Avec tes mains est un très beau chant adressé au père, le portrait tout en émotions d'un homme dur à la tâche comme en affection. En poète, Ahmed Kalouaz dit l'absence de mots communs entre les générations, les regrets et les rendez-vous manqués. Ces lambeaux de vie sauvés du silence tissent un destin bouleversant, celui d'un homme "absent" et taciturne, dont la dernière volonté fut d'être enterré au pays, loin des siens.
Ahmed Kalouaz retrace la vie de son père Abd el-Kader, né en Algérie aux alentours de 1917, combattant de la seconde guerre mondiale en France et de retour dans ce pays, en 1952 pour y travailler. Il y restera jusqu'à sa mort. Il lui rend hommage à travers ce petit livre.
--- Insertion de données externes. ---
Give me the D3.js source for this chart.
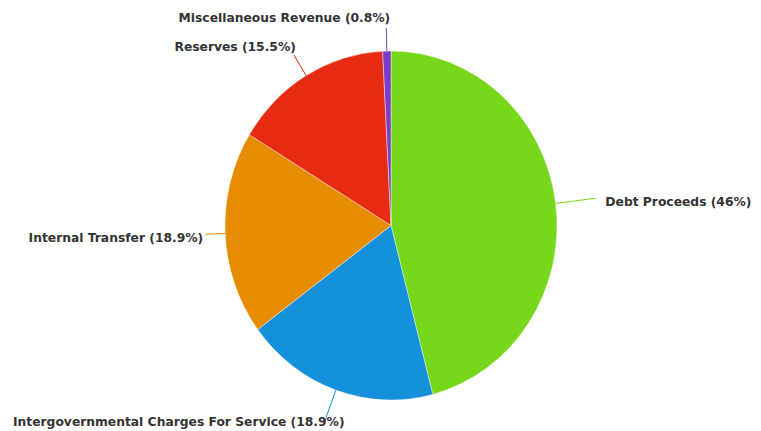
<!DOCTYPE html>
<html>
<head>
<meta charset="utf-8">
<script src="https://cdn.jsdelivr.net/npm/d3@7"></script>
<style>
  html, body { margin: 0; padding: 0; background: #fff; }
  svg { display: block; }
  .slice-label { font-family: "DejaVu Sans", Verdana, sans-serif; font-weight: bold; font-size: 12.3px; fill: #333; }
</style>
</head>
<body>
<svg id="chart" width="761" height="431"></svg>
<script>
// Revenue sources (percent of total), in drawing order clockwise from 12 o'clock
const categories = [
  "Debt Proceeds",
  "Intergovernmental Charges For Service",
  "Internal Transfer",
  "Reserves",
  "Miscellaneous Revenue"
];
const shares = [46, 18.9, 18.9, 15.5, 0.8];
const shareLabels = ["46%", "18.9%", "18.9%", "15.5%", "0.8%"];
const colors = ["#77d81b", "#1591dc", "#e68c00", "#e62b12", "#7b3dc8"];

// Label leader-line lengths and text placement per slice
const labelLayout = {
  "Debt Proceeds":                         { len: 40, anchor: "start", dx: 10, dy: 8 },
  "Intergovernmental Charges For Service": { len: 33, anchor: "start", dx: 0,  dy: 5, clampLeft: 13 },
  "Internal Transfer":                     { len: 20, anchor: "end",   dx: -2, dy: 8 },
  "Reserves":                              { len: 24, anchor: "end",   dx: 2,  dy: -4 },
  "Miscellaneous Revenue":                 { len: 23, anchor: "end",   dx: 4,  dy: -6 }
};

const width = 761, height = 431;
const cx = 391, cy = 225.5;
const rx = 166, ry = 174.5;     // pie is drawn slightly taller than wide

const svg = d3.select("#chart");

const data = categories.map((c, i) => ({ name: c, value: shares[i], label: shareLabels[i], color: colors[i] }));

const pie = d3.pie().sort(null).value(d => d.value);
const arcs = pie(data);

const arc = d3.arc().innerRadius(0).outerRadius(rx);

const pieG = svg.append("g")
  .attr("transform", `translate(${cx},${cy}) scale(1,${ry / rx})`);

pieG.selectAll("path")
  .data(arcs)
  .join("path")
  .attr("d", arc)
  .attr("fill", d => d.data.color)
  .attr("stroke", "#ffffff")
  .attr("stroke-width", 0.4);

// point on the (elliptical) rim at an angle measured clockwise from 12 o'clock
function rimPoint(angle, extra) {
  return [cx + (rx + extra) * Math.sin(angle), cy - (ry + extra) * Math.cos(angle)];
}

const labelG = svg.append("g");

arcs.forEach(a => {
  const lay = labelLayout[a.data.name];
  const mid = (a.startAngle + a.endAngle) / 2;
  const p0 = rimPoint(mid, 0);
  const p1 = rimPoint(mid, lay.len);

  labelG.append("line")
    .attr("x1", p0[0]).attr("y1", p0[1])
    .attr("x2", p1[0]).attr("y2", p1[1])
    .attr("stroke", a.data.color)
    .attr("stroke-width", 1);

  const t = labelG.append("text")
    .attr("class", "slice-label")
    .attr("text-anchor", lay.anchor)
    .attr("x", p1[0] + lay.dx)
    .attr("y", p1[1] + lay.dy)
    .text(`${a.data.name} (${a.data.label})`);

  if (lay.clampLeft !== undefined) {
    // keep long labels inside the drawing area
    t.attr("text-anchor", "start").attr("x", lay.clampLeft);
  }
});
</script>
</body>
</html>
Une belle écriture que l'on sent parfois pleine de ressentiments envers l'accueil que la France a fait à ces étrangers, et qu'elle continue de faire de nos jours.
Ce récit explore les relations père-fils de la même manière que n'importe quel exercice de ce style, si courant chez les écrivains : l'absence de tendresse physique courante pour les gens de cette génération, beaucoup de non-dits, de moments passés et vécus intensément bien qu'il ne s'y soit rien déroulé d'exceptionnel, regrets de fils de n'avoir pas parlé plus avec son père -et regrets éventuels du papa. Mais dans ce livre, en plus de tout cela, on y trouve toute la difficulté pour un Algérien de s'installer en France, d'y faire venir sa famille dans les années 50 -rare à cette époqueoù l'on ne parlait pas encore de rapprochement familial-, de traverser la guerre d'Algérie, les années 80 et la montée du racisme et de la xénophobie -cf.la montée en puissance du Front National-, l'inévitable installation dans une cité et l'arrivée des prêcheurs islamistes dans celle-ci.
Ahmed Kalouaz écrit et dénonce tout cela avec force, rage et pudeur. Il évoque tout cela, n'occulte rien ni les bons moments passés avec son père, ni les mauvais côtés de celui-ci, ce qui les rend tous les deux profondément humains et proches de nous.
J'ai aimé ce livre qui évoque avec sincérité, sobriété et dignité à la fois la douloureuse histoire personnelle de l'auteur et l'histoire de toute une génération sacrifiée, oubliée.
A travers le portrait d'Abd el-Kader,le livre d'Ahmed Kalouaz a en effet le mérite de redonner un visage, une identité, à toute cette génération anonyme d'«indigènes» miséreux, de soldats sacrifiés et de travailleurs de force exploités .
C'est aussi la triste histoire d'un père dont les seuls mots furent «le langage des mains» qu'il «pratiqua jusqu'à l'épuisement», un père dont les doigts ne tinrent jamais un seul livre, étranger à ses propres enfants qui ne «devisent» pas dans «la même langue». Un père qui, avec ses mains, leur permit néanmoins de vivre et de devenir libres.